Odds and ends with some a bit odder than others:
Keeping secrets, making points: Evenings at the River Forest village board table have been more placid since the spring election. There’s been no name-calling, no thundering, no gavel-pounding.
Now, though, tensions are on the rise over a facet of recent discussions about installing those damnable cameras that catch drivers who fail to stop completely before making a right turn on red. The board seemingly likes the idea of the cameras, but wisely wants to distinguish the fine for blowing through a red light from the 3-mph right turn on red.
All of which is, strangely, not the source of contention. As has become common on this board, the tension is not about policy but about internal board governance.
Here we go again.
Straight-up conflict of interest is the meat of this fracas. Newly elected Trustee Catherine Adduci has an absolute conflict as her husband, Al Ronan, is the lobbyist for the vendor pitching River Forest on the red-light technology. Adduci should have recused herself on this issue from the first moment it was discussed. She didn’t. Doesn’t matter that she and Ronan are currently separated.
If Adduci wasn’t forthcoming in recusing herself, and everyone involved knew of the connection, then Village President John Rigas should have forced the issue from the start. Instead he has only muddied the waters by receiving, but not immediately releasing, the letter Adduci belatedly wrote taking herself out of the discussion.
Given this board’s recent histrionics, Rigas missed an easy chance to demonstrate simple transparency. Instead he proffered his head for easy pummeling by critical trustees.
Business beat: Net pluses for River Forest in the recent decisions of two large, old-line retailers to skidoo from the village. Plunkett Fine Furniture closed all of its stores, North Avenue included. A local developer is already in place to give this large frontage a new life. Hines Lumber, facing the squeeze of a demolished housing market, is now preparing to close. This is an anachronistic use of a prime piece of Madison Street real estate. When the economy turns, and it seems to be starting, there will be a higher and better use for this large parcel.
Not a bright side in Forest Park where the legendary Trage Bros. abruptly closed shop on its extensive location on Madison. This creates a gap that will prove harder to fill.

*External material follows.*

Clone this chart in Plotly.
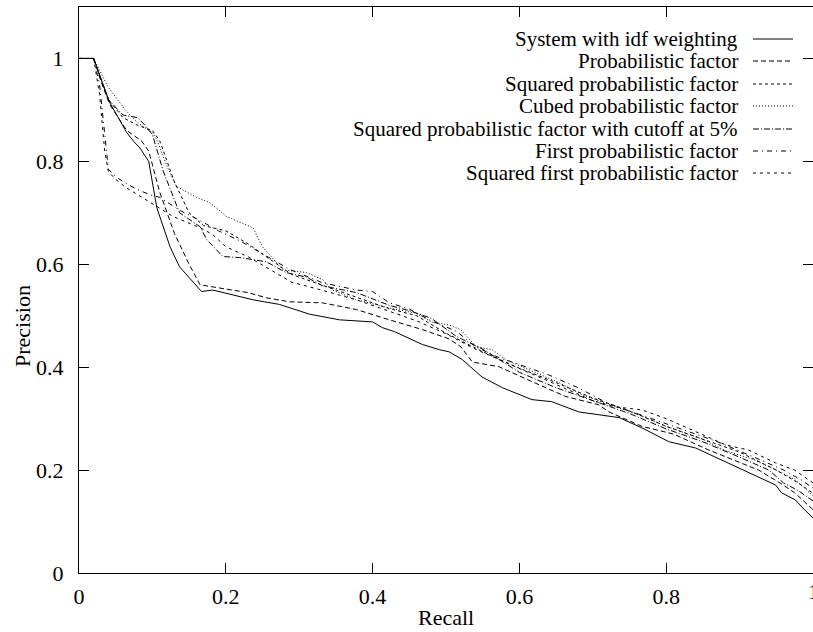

Multiple generations of the Haley family bought a lot of appliances, electronics and bedding at Trage across the years. My dad, not an impulse buyer, went to Forest Park to buy some beer for the first-ever Super Bowl game – that would be 1967 – and came home with our first-ever color TV from Trage. Boy, was mom surprised.
High end, low end: Thirty-five years ago, Philander’s proved that Oak Park could support a decent restaurant and hold its liquor, too. Sad to see the old heavy wood, heavy price tag place giving way to a more modern, less pricey concept. And I hate to see the Philander (Barclay) name mothballed. Barclay was the odd fellow who, a century ago, took all the early pictures of the village. Created a record that is irreplaceable.
Parish priest: Was a shock that Frank Jenks, the longtime pastor of Ascension, died last week at 64. A good man. He saw our family though my parents’ many illnesses, then their deaths. He baptized our daughter. A couple of years later, he opened the church to bury her birth dad – opened the church being the key. A far cry from the earlier pastor who wouldn’t marry us because we weren’t Catholic enough for his taste.